The hearing also found that ASIC typically recovers the costs incurred in prosecuting the major financial institutions and offsets these against the levy.
The problem is that a massive lag exists between the time ASIC recoups such costs to the offset trickling down to the smaller players.
"So, when we recover from the big end of town, the small end of town doesn't see that coming off their bill until a couple of years later," Chester said.
The Global Financial Planning Institute co-founder Ashley Murphy says the regulation of financial advisers in Australia has gone too far.
"While the regulations are consumer friendly and have raised the standards in the industry, the fact that financial advice is becoming out of reach for many is unfortunately the sad side effect of over-regulation," he says.
In the US, there are tiers of advisers overseen by different jurisdictions and regulators.
They are regulated based on the size of their book of business and which particular financial products they offer, Murphy says, who has practised as an adviser for many years in the state of California.
"If the advised amount is less than US$100 million, the adviser is regulated by their state of residence. If the amount is over US $100 million, the adviser is regulated by the Securities and Exchange Commission (SEC)."
Financial products are also defined differently.
"In the US, a financial product can be thought of as a product that is financial in nature where capital is invested, and the possibility of a capital loss exists," he adds.
Interestingly, the SEC does not regulate financial products per se, that is done by the Financial Industry Regulatory Authority (FINRA), a self-governing organisation that oversees brokerage firms and exchange markets.
There are also different types of financial advisers - fiduciary advisers which are mostly fee-only and advisers who accept commissions for the sale of financial products.
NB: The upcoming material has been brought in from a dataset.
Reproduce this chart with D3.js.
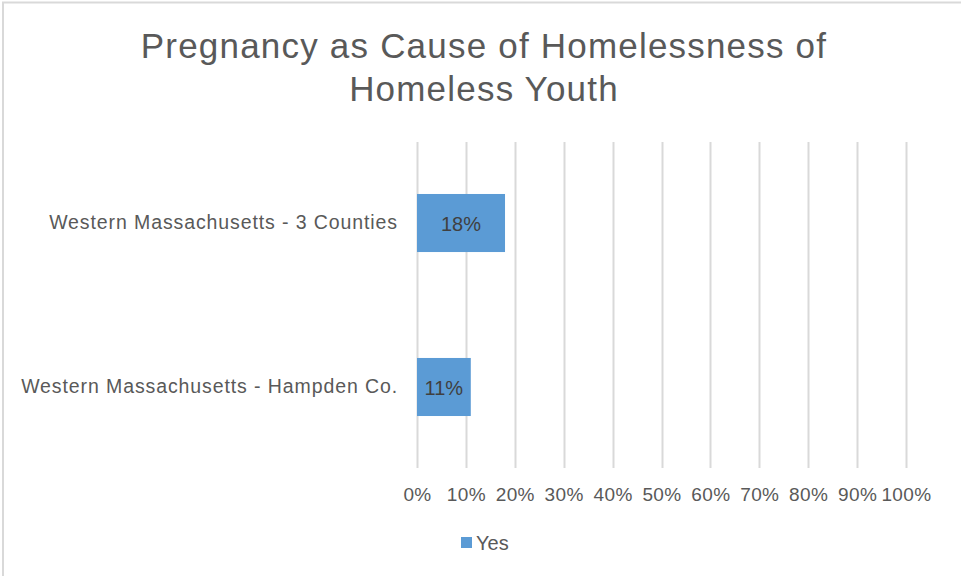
<!DOCTYPE html>
<html>
<head>
<meta charset="utf-8">
<script src="https://cdn.jsdelivr.net/npm/d3@7"></script>
<style>
  html, body { margin: 0; padding: 0; background: #fff; }
  svg { display: block; }
  svg text { font-family: "Liberation Sans", Arial, sans-serif; }
</style>
</head>
<body>
<svg id="chart" width="961" height="576"></svg>
<script>
// Chart data
const categories = ["Western Massachusetts - 3 Counties", "Western Massachusetts - Hampden Co."];
const yesValues = [18, 11];
const tickValues = [0, 10, 20, 30, 40, 50, 60, 70, 80, 90, 100];
const tickLabels = ["0%", "10%", "20%", "30%", "40%", "50%", "60%", "70%", "80%", "90%", "100%"];
const seriesName = "Yes";
const titleLines = ["Pregnancy as Cause of Homelessness of", "Homeless Youth"];

const svg = d3.select("#chart");
const W = 961, H = 576;
const barColor = "#5B9BD5";
const textColor = "#595959";

// Outer chart border
svg.append("rect")
  .attr("x", 3).attr("y", 2.5)
  .attr("width", W + 10).attr("height", H + 10)
  .attr("fill", "#fff")
  .attr("stroke", "#d9d9d9").attr("stroke-width", 2);

// Plot area
const plot = { left: 417, right: 906, top: 142, bottom: 468 };

const x = d3.scaleLinear().domain([0, 100]).range([plot.left, plot.right]);
const y = d3.scaleBand().domain(categories).range([plot.top, plot.bottom])
  .paddingInner(0.646).paddingOuter(0.317);

// Title
svg.append("text")
  .attr("text-anchor", "middle")
  .attr("fill", textColor)
  .style("font-size", "35px")
  .style("letter-spacing", "1.2px")
  .selectAll("tspan")
  .data(titleLines)
  .join("tspan")
  .attr("x", 484)
  .attr("y", (d, i) => 58 + i * 43)
  .text(d => d);

// Vertical gridlines
svg.append("g")
  .selectAll("line")
  .data(tickValues)
  .join("line")
  .attr("x1", d => Math.round(x(d)) + 0.5)
  .attr("x2", d => Math.round(x(d)) + 0.5)
  .attr("y1", plot.top)
  .attr("y2", plot.bottom)
  .attr("stroke", "#d9d9d9")
  .attr("stroke-width", 2);

// X axis tick labels
const xAxis = d3.axisBottom(x)
  .tickValues(tickValues)
  .tickFormat((d, i) => tickLabels[i])
  .tickSize(0)
  .tickPadding(0);
const gx = svg.append("g")
  .attr("transform", `translate(0, ${plot.bottom})`)
  .call(xAxis);
gx.attr("font-family", null).attr("font-size", null);
gx.select(".domain").remove();
gx.selectAll("text")
  .style("font-size", "19px")
  .style("letter-spacing", "0.4px")
  .attr("fill", textColor)
  .attr("dy", null)
  .attr("y", 33);

// Category labels
const yAxis = d3.axisLeft(y).tickSize(0).tickPadding(19);
const gy = svg.append("g")
  .attr("transform", `translate(${plot.left}, 0)`)
  .call(yAxis);
gy.attr("font-family", null).attr("font-size", null);
gy.select(".domain").remove();
gy.selectAll("text")
  .style("font-size", "19.5px")
  .style("letter-spacing", "0.9px")
  .attr("fill", textColor);

// Bars
const rows = categories.map((c, i) => ({ c, v: yesValues[i] }));
svg.append("g")
  .selectAll("rect")
  .data(rows)
  .join("rect")
  .attr("x", x(0))
  .attr("y", d => y(d.c))
  .attr("width", d => x(d.v) - x(0))
  .attr("height", y.bandwidth())
  .attr("fill", barColor);

// Value labels
svg.append("g")
  .selectAll("text")
  .data(rows)
  .join("text")
  .attr("x", d => (x(0) + x(d.v)) / 2)
  .attr("y", d => y(d.c) + y.bandwidth() / 2)
  .attr("dy", "0.42em")
  .attr("text-anchor", "middle")
  .style("font-size", "20px")
  .attr("fill", "#404040")
  .text(d => d.v + "%");

// Legend
const legend = svg.append("g").attr("transform", "translate(461, 537)");
legend.append("rect")
  .attr("width", 11).attr("height", 11)
  .attr("fill", barColor);
legend.append("text")
  .attr("x", 15).attr("y", 13)
  .style("font-size", "20px")
  .attr("fill", textColor)
  .text(seriesName);
</script>
</body>
</html>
The latter 'advisers' are also known as product salespeople, Murphy says, and are not regulated as fiduciaries.
So, how much fees does Murphy pay to the US regulator that is equivalent to ASIC's levy? It is about US$300 per year.
US researchers found that porous boundaries dividing regulatory regimes are conducive to bad advisers to "wandering".
Academics Colleen Honigsberg, Edwin Hu and Robert Jackson, Jr. analysed 1.2 million advisers across four major regulatory regimes and found wandering advisers with a prior record of misconduct have a "heightened" tendency to commit future wrongdoing.
Such advisers are more than 40% more likely to re-offend compared to other advisers with misconduct who do not change regulatory regimes.
"Most Americans experience financial advice as an undifferentiated product, making no distinction among the individuals who execute their stock trades, advise them on their 401(k) investments, and sell them life insurance linked to the performance of a stock-market index indeed - even though each of these three individuals is subject to a different legal regime," the authors found.
The financial services Royal Commission unearthed the ineffectiveness of ASIC and APRA as regulators, failing to escalate matters to the courts and instead relying on enforceable undertakings by negotiating fines with perpetrators, which in some instances, took place over long lunches.
After the Royal Commission, both regulators received a funding boost worth hundreds of millions of dollars to carry out their functions effectively. The 2019-20 budget allocated to them $606.7 million over the next five years.
On top of this, ASIC's industry funding levy charged to super trustees, custodians, market intermediaries, listed companies and a slew of others operating in the financial services and insurance subsectors amounted to $320.33 million for the same period.
Given the cash injection ASIC received right after the Royal Commission, it leaves many scratching their heads and asking why this was not enough to help it carry out its enforcement duties.